Margaret Livingston Aldrich, ( Chanler; October 31, 1870 – March 19, 1963), also known as Angel of Puerto Rico, was an American philanthropist, poet, nurse, and woman's suffrage advocate. She was also a member of the Astor family and owned Rokeby in Barrytown, New York after purchasing it from her siblings. Aldrich was the daughter of John Winthrop Chanler and the wife of Richard Aldrich.

== Life ==
Aldrich was born Margaret Livingston Chanler on October 31, 1870, in Manhattan to John Winthrop Chanler, an attorney and U.S. Representative from New York, and Margaret Astor Chanler (née Ward). Her maternal grandparents were Samuel Cutler Ward and Emily Astor, a member of the Astor family and daughter of William Backhouse Astor Sr.

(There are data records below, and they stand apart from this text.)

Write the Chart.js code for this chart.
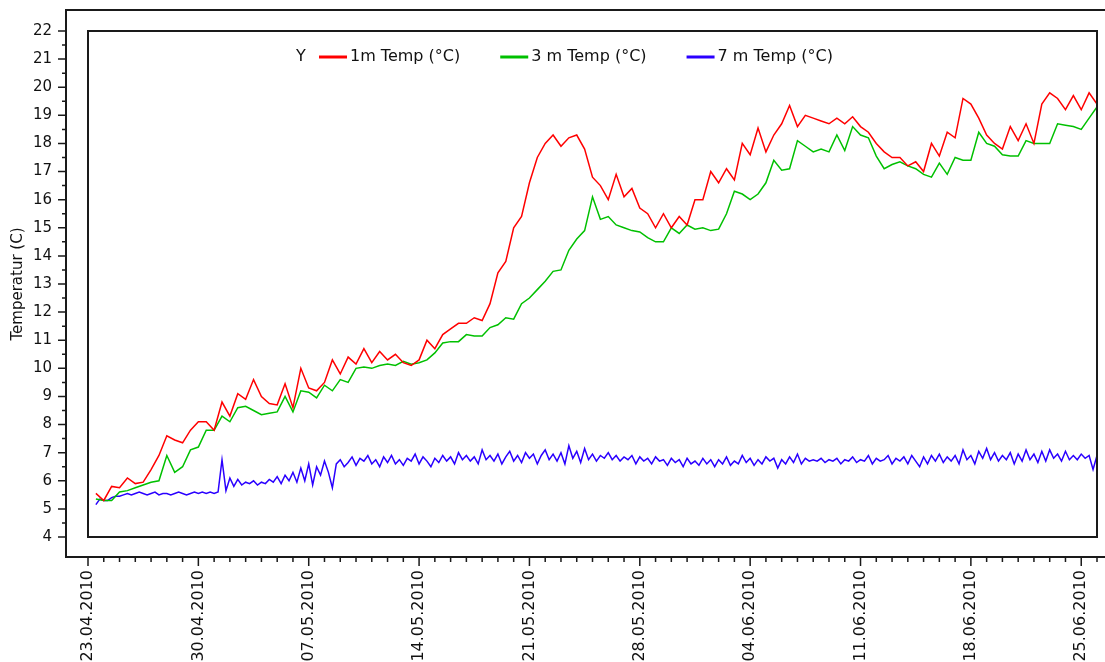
<!DOCTYPE html>
<html>
<head>
<meta charset="utf-8">
<script src="https://cdn.jsdelivr.net/npm/chart.js@4.4.0/dist/chart.umd.min.js"></script>
<style>
  html, body { margin: 0; padding: 0; background: #fff; }
</style>
</head>
<body>
<canvas id="chart" width="1105" height="662"></canvas>
<script>
// x values are days since 23.04.2010 00:00
const weekTicks = [0, 7, 14, 21, 28, 35, 42, 49, 56, 63];
const weekLabels = ['23.04.2010', '30.04.2010', '07.05.2010', '14.05.2010', '21.05.2010',
  '28.05.2010', '04.06.2010', '11.06.2010', '18.06.2010', '25.06.2010'];
const yTicks = [4, 5, 6, 7, 8, 9, 10, 11, 12, 13, 14, 15, 16, 17, 18, 19, 20, 21, 22];
const seriesNames = ['1m Temp (°C)', '3 m Temp (°C)', '7 m Temp (°C)'];
const seriesColors = ['#ff0000', '#00c000', '#2a00ff'];

// 1 m and 3 m: one reading every 12 h, first at day 0.5
const startDay = 0.5;
const step12h = 0.5;
const temp1m = [
  5.55, 5.3, 5.8, 5.75, 6.1, 5.9, 5.95, 6.4, 6.9, 7.6, 7.45, 7.35, 7.8, 8.1,
  8.1, 7.8, 8.8, 8.3, 9.1, 8.9, 9.6, 9.0, 8.75, 8.7, 9.45, 8.6, 10.0, 9.3,
  9.2, 9.5, 10.3, 9.8, 10.4, 10.15, 10.7, 10.2, 10.6, 10.3, 10.5, 10.2, 10.1, 10.3,
  11.0, 10.7, 11.2, 11.4, 11.6, 11.6, 11.8, 11.7, 12.3, 13.4, 13.8, 15.0, 15.4, 16.6,
  17.5, 18.0, 18.3, 17.9, 18.2, 18.3, 17.8, 16.8, 16.5, 16.0, 16.9, 16.1, 16.4, 15.7,
  15.5, 15.0, 15.5, 15.0, 15.4, 15.1, 16.0, 16.0, 17.0, 16.6, 17.1, 16.7, 18.0, 17.6,
  18.55, 17.7, 18.3, 18.7, 19.35, 18.6, 19.0, 18.9, 18.8, 18.7, 18.9, 18.7, 18.95, 18.6,
  18.4, 18.0, 17.7, 17.5, 17.5, 17.2, 17.35, 17.0, 18.0, 17.55, 18.4, 18.2, 19.6, 19.4,
  18.9, 18.3, 18.0, 17.8, 18.6, 18.1, 18.7, 18.0, 19.4, 19.8, 19.6, 19.2, 19.7, 19.2,
  19.8, 19.4
];
const temp3m = [
  5.35, 5.3, 5.3, 5.6, 5.65, 5.75, 5.85, 5.95, 6.0, 6.9, 6.3, 6.5, 7.1, 7.2,
  7.8, 7.8, 8.3, 8.1, 8.6, 8.65, 8.5, 8.35, 8.4, 8.45, 9.0, 8.45, 9.2, 9.15,
  8.95, 9.4, 9.2, 9.6, 9.5, 10.0, 10.05, 10.0, 10.1, 10.15, 10.1, 10.25, 10.15, 10.2,
  10.3, 10.55, 10.9, 10.95, 10.95, 11.2, 11.15, 11.15, 11.45, 11.55, 11.8, 11.75, 12.3, 12.5,
  12.8, 13.1, 13.45, 13.5, 14.2, 14.6, 14.9, 16.1, 15.3, 15.4, 15.1, 15.0, 14.9, 14.85,
  14.65, 14.5, 14.5, 15.0, 14.8, 15.1, 14.95, 15.0, 14.9, 14.95, 15.5, 16.3, 16.2, 16.0,
  16.2, 16.6, 17.4, 17.05, 17.1, 18.1, 17.9, 17.7, 17.8, 17.7, 18.3, 17.75, 18.6, 18.3,
  18.2, 17.55, 17.1, 17.25, 17.35, 17.2, 17.1, 16.9, 16.8, 17.3, 16.9, 17.5, 17.4, 17.4,
  18.4, 18.0, 17.9, 17.6, 17.55, 17.55, 18.1, 18.0, 18.0, 18.0, 18.7, 18.65, 18.6, 18.5,
  18.9, 19.3
];

// 7 m: one reading every 6 h, first at day 0.5
const step6h = 0.25;
const temp7m = [
  5.15, 5.35, 5.3, 5.3, 5.4, 5.45, 5.45, 5.5, 5.55, 5.5, 5.55, 5.6, 5.55, 5.5, 5.55, 5.6,
  5.5, 5.55, 5.55, 5.5, 5.55, 5.6, 5.55, 5.5, 5.55, 5.6, 5.55, 5.6, 5.55, 5.6, 5.55, 5.6,
  6.75, 5.65, 6.1, 5.8, 6.05, 5.85, 5.95, 5.9, 6.0, 5.85, 5.95, 5.9, 6.05, 5.95, 6.15, 5.9,
  6.2, 6.0, 6.3, 5.95, 6.45, 6.0, 6.6, 5.85, 6.5, 6.2, 6.7, 6.3, 5.75, 6.6, 6.75, 6.5,
  6.65, 6.85, 6.55, 6.8, 6.7, 6.9, 6.6, 6.75, 6.5, 6.85, 6.65, 6.9, 6.6, 6.75, 6.55, 6.8,
  6.7, 6.95, 6.6, 6.85, 6.7, 6.5, 6.8, 6.65, 6.9, 6.7, 6.85, 6.6, 7.0, 6.75, 6.9, 6.7,
  6.85, 6.6, 7.1, 6.75, 6.9, 6.7, 6.95, 6.6, 6.85, 7.05, 6.7, 6.9, 6.65, 7.0, 6.8, 6.95,
  6.6, 6.9, 7.1, 6.75, 6.95, 6.7, 7.0, 6.6, 7.25, 6.8, 7.05, 6.65, 7.15, 6.75, 6.95, 6.7,
  6.9, 6.8, 7.0, 6.75, 6.9, 6.7, 6.85, 6.75, 6.9, 6.6, 6.85, 6.7, 6.8, 6.6, 6.85, 6.7,
  6.75, 6.55, 6.8, 6.65, 6.75, 6.5, 6.8, 6.6, 6.7, 6.55, 6.8, 6.6, 6.75, 6.5, 6.75, 6.6,
  6.85, 6.55, 6.7, 6.6, 6.9, 6.65, 6.8, 6.55, 6.75, 6.6, 6.85, 6.7, 6.8, 6.45, 6.75, 6.6,
  6.85, 6.65, 6.95, 6.6, 6.8, 6.7, 6.75, 6.7, 6.8, 6.65, 6.75, 6.7, 6.8, 6.6, 6.75, 6.7,
  6.85, 6.65, 6.75, 6.7, 6.9, 6.6, 6.8, 6.7, 6.75, 6.9, 6.6, 6.8, 6.7, 6.85, 6.6, 6.9,
  6.7, 6.5, 6.85, 6.6, 6.9, 6.7, 6.95, 6.65, 6.85, 6.7, 6.9, 6.6, 7.1, 6.75, 6.9, 6.6,
  7.05, 6.8, 7.15, 6.75, 7.0, 6.7, 6.9, 6.75, 7.0, 6.6, 6.95, 6.7, 7.1, 6.75, 6.95, 6.65,
  7.05, 6.7, 7.1, 6.8, 6.95, 6.7, 7.05, 6.75, 6.9, 6.75, 6.95, 6.8, 6.9, 6.4, 6.9
];

const toPoints = (vals, step) => vals.map((v, i) => ({ x: startDay + i * step, y: v }));

const FONT = '"DejaVu Sans", sans-serif';
const INK = '#111';

// outer offset axes, inner frame and the in-plot legend
const frameAndLegend = {
  id: 'frameAndLegend',
  afterDraw(chart) {
    const { ctx, chartArea: a, scales: { x, y } } = chart;
    const axX = a.left - 22;
    const axY = a.bottom + 20;
    const topY = a.top - 21;
    ctx.save();
    ctx.strokeStyle = '#1a1a1a';
    ctx.lineWidth = 2;
    ctx.strokeRect(a.left, a.top, a.right - a.left, a.bottom - a.top);
    ctx.beginPath();
    ctx.moveTo(chart.width, topY);
    ctx.lineTo(axX, topY);
    ctx.lineTo(axX, axY);
    ctx.lineTo(chart.width, axY);
    ctx.stroke();

    ctx.lineWidth = 1.5;
    ctx.beginPath();
    for (let v = y.min; v <= y.max; v += 0.5) {
      const py = y.getPixelForValue(v);
      const len = Number.isInteger(v) ? 8 : 4;
      ctx.moveTo(axX - len, py);
      ctx.lineTo(axX, py);
    }
    for (let d = x.min; d <= x.max; d++) {
      const px = x.getPixelForValue(d);
      const len = weekTicks.includes(d) ? 9 : 5;
      ctx.moveTo(px, axY);
      ctx.lineTo(px, axY + len);
    }
    ctx.stroke();

    // legend
    ctx.font = '16px ' + FONT;
    ctx.fillStyle = INK;
    ctx.textBaseline = 'middle';
    const ly = a.top + 26;
    ctx.fillText('Y', 296, ly);
    let lx = 319;
    chart.data.datasets.forEach((ds) => {
      ctx.strokeStyle = ds.borderColor;
      ctx.lineWidth = 3;
      ctx.beginPath();
      ctx.moveTo(lx, ly);
      ctx.lineTo(lx + 28, ly);
      ctx.stroke();
      ctx.fillStyle = INK;
      ctx.fillText(ds.label, lx + 31, ly);
      lx += 31 + ctx.measureText(ds.label).width + 40;
    });
    ctx.restore();
  }
};

new Chart(document.getElementById('chart'), {
  type: 'line',
  data: {
    datasets: [
      { label: seriesNames[0], data: toPoints(temp1m, step12h), borderColor: seriesColors[0] },
      { label: seriesNames[1], data: toPoints(temp3m, step12h), borderColor: seriesColors[1] },
      { label: seriesNames[2], data: toPoints(temp7m, step6h), borderColor: seriesColors[2] }
    ]
  },
  options: {
    responsive: false,
    animation: false,
    events: [],
    layout: { padding: { top: 31, right: 8, left: 0, bottom: 0 } },
    elements: {
      line: { borderWidth: 1.5, tension: 0 },
      point: { radius: 0 }
    },
    plugins: { legend: { display: false }, tooltip: { enabled: false } },
    scales: {
      x: {
        type: 'linear',
        min: 0,
        max: 64,
        grid: { display: false, drawTicks: false },
        border: { display: false },
        afterBuildTicks: (s) => { s.ticks = weekTicks.map((v) => ({ value: v })); },
        afterFit: (s) => { s.height = 125; s.paddingLeft = 0; s.paddingRight = 0; },
        ticks: {
          autoSkip: false,
          minRotation: 90,
          maxRotation: 90,
          padding: 33,
          color: INK,
          font: { family: FONT, size: 16 },
          callback: (v) => weekLabels[weekTicks.indexOf(v)] ?? ''
        }
      },
      y: {
        min: 4,
        max: 22,
        grid: { display: false, drawTicks: false },
        border: { display: false },
        afterBuildTicks: (s) => { s.ticks = yTicks.map((v) => ({ value: v })); },
        afterFit: (s) => { s.width = 88; s.paddingTop = 0; s.paddingBottom = 0; },
        ticks: {
          padding: 36,
          color: INK,
          font: { family: FONT, size: 15 }
        },
        title: {
          display: true,
          text: 'Temperatur (C)',
          color: INK,
          padding: { top: 9, bottom: 0 },
          font: { family: FONT, size: 15 }
        }
      }
    }
  },
  plugins: [frameAndLegend]
});
</script>
</body>
</html>
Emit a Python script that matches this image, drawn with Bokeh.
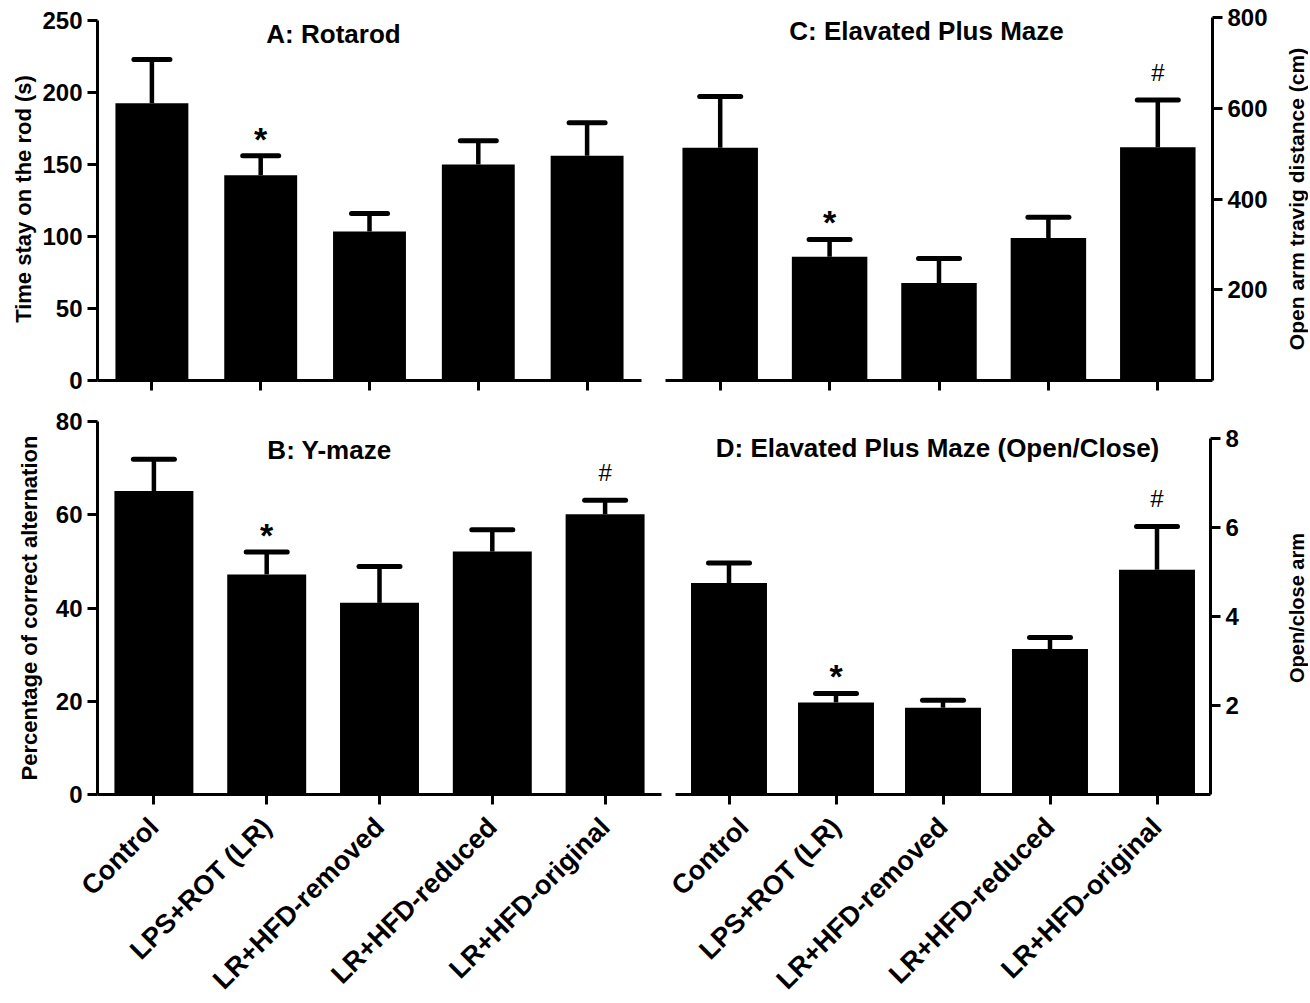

She served as a nurse with the American Red Cross during the Spanish–American War and Philippine–American War, travelling to the Philippines, Cuba, and Puerto Rico, where she organized the care and treatment of wounded soldiers, for which she received a gold medal from Congress. She helped pass a 1901 bill establishing the Women's Army Nursing Corps and later served as an advocate for rural nursing, encouraging community members to support nurses.

== Personal life ==
Later in life, she wrote of the family in her memoirs, Family Vista (1958). A proponent of women's suffrage, she was a past president of the Protestant Episcopal Woman's Suffrage Association. In 1906, Chanler married Richard Aldrich, with whom she had two children.

- Richard Chanler Aldrich (May 16, 1909 - November 5, 1961)
- Margaret "Maddie" Aldrich (November 11, 1910 - April 25, 2011), married Byron A. DeMott of Santa Barbara, California.

Margaret Aldrich purchased from her siblings the family estate Rokeby in Barrytown, New York, where she started a dairy farm. As of 2019, the property remains with her descendants.